## GIVEN DATA:
=-=-=

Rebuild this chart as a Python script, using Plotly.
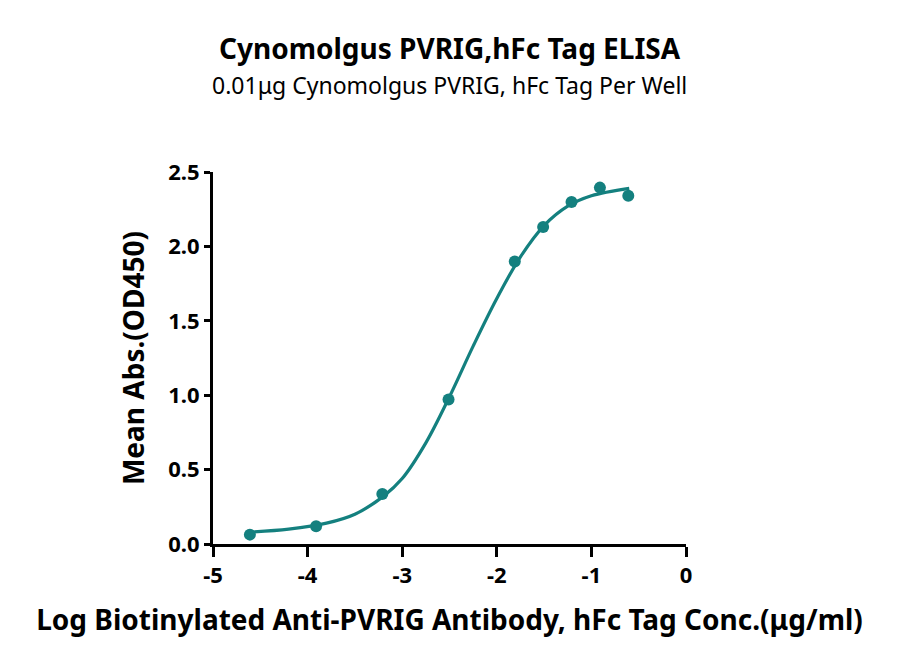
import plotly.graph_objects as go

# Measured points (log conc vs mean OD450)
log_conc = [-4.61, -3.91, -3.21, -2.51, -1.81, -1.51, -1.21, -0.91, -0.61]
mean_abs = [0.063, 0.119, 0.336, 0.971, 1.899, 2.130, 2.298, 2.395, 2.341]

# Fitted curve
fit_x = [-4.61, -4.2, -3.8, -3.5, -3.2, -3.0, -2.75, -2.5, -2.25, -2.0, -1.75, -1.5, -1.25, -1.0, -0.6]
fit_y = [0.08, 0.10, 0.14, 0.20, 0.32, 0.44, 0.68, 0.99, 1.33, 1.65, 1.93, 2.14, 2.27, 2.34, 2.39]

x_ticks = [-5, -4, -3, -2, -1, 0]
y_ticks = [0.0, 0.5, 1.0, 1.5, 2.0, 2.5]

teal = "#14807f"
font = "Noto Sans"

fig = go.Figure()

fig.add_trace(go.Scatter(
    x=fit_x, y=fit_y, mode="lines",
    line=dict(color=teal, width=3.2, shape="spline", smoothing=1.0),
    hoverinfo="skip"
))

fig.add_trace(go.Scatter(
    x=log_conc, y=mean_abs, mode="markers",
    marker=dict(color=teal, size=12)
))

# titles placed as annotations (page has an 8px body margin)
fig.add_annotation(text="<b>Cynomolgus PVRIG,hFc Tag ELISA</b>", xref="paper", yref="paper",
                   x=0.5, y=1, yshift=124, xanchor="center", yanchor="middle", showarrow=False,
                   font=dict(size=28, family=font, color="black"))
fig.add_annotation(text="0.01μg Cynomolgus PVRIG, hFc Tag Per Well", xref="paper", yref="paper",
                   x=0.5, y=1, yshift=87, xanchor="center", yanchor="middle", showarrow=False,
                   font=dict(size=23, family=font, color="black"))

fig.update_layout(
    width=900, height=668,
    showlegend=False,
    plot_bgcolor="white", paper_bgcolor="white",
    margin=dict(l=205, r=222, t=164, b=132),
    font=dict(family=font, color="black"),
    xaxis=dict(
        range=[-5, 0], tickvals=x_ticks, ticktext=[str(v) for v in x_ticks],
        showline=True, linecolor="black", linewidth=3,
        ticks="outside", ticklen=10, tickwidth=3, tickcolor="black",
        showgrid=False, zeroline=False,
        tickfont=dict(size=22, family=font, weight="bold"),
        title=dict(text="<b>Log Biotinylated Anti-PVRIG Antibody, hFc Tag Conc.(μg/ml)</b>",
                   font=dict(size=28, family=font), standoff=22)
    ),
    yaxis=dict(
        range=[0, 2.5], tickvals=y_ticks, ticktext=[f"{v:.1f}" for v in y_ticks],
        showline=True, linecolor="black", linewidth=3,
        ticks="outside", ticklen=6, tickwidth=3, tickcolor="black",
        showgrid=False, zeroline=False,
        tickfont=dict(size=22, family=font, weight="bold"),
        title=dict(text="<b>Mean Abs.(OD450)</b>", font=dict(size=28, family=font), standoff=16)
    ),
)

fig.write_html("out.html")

=-=-=

## SHORT EXERCISE:
Extract, word for word, each line from the top of the data down to and including the line with "fig = go.Figure()"; skip the pictures.

## ANSWER TO THIS EXERCISE:
Rebuild this chart as a Python script, using Plotly.
import plotly.graph_objects as go

# Measured points (log conc vs mean OD450)
log_conc = [-4.61, -3.91, -3.21, -2.51, -1.81, -1.51, -1.21, -0.91, -0.61]
mean_abs = [0.063, 0.119, 0.336, 0.971, 1.899, 2.130, 2.298, 2.395, 2.341]

# Fitted curve
fit_x = [-4.61, -4.2, -3.8, -3.5, -3.2, -3.0, -2.75, -2.5, -2.25, -2.0, -1.75, -1.5, -1.25, -1.0, -0.6]
fit_y = [0.08, 0.10, 0.14, 0.20, 0.32, 0.44, 0.68, 0.99, 1.33, 1.65, 1.93, 2.14, 2.27, 2.34, 2.39]

x_ticks = [-5, -4, -3, -2, -1, 0]
y_ticks = [0.0, 0.5, 1.0, 1.5, 2.0, 2.5]

teal = "#14807f"
font = "Noto Sans"

fig = go.Figure()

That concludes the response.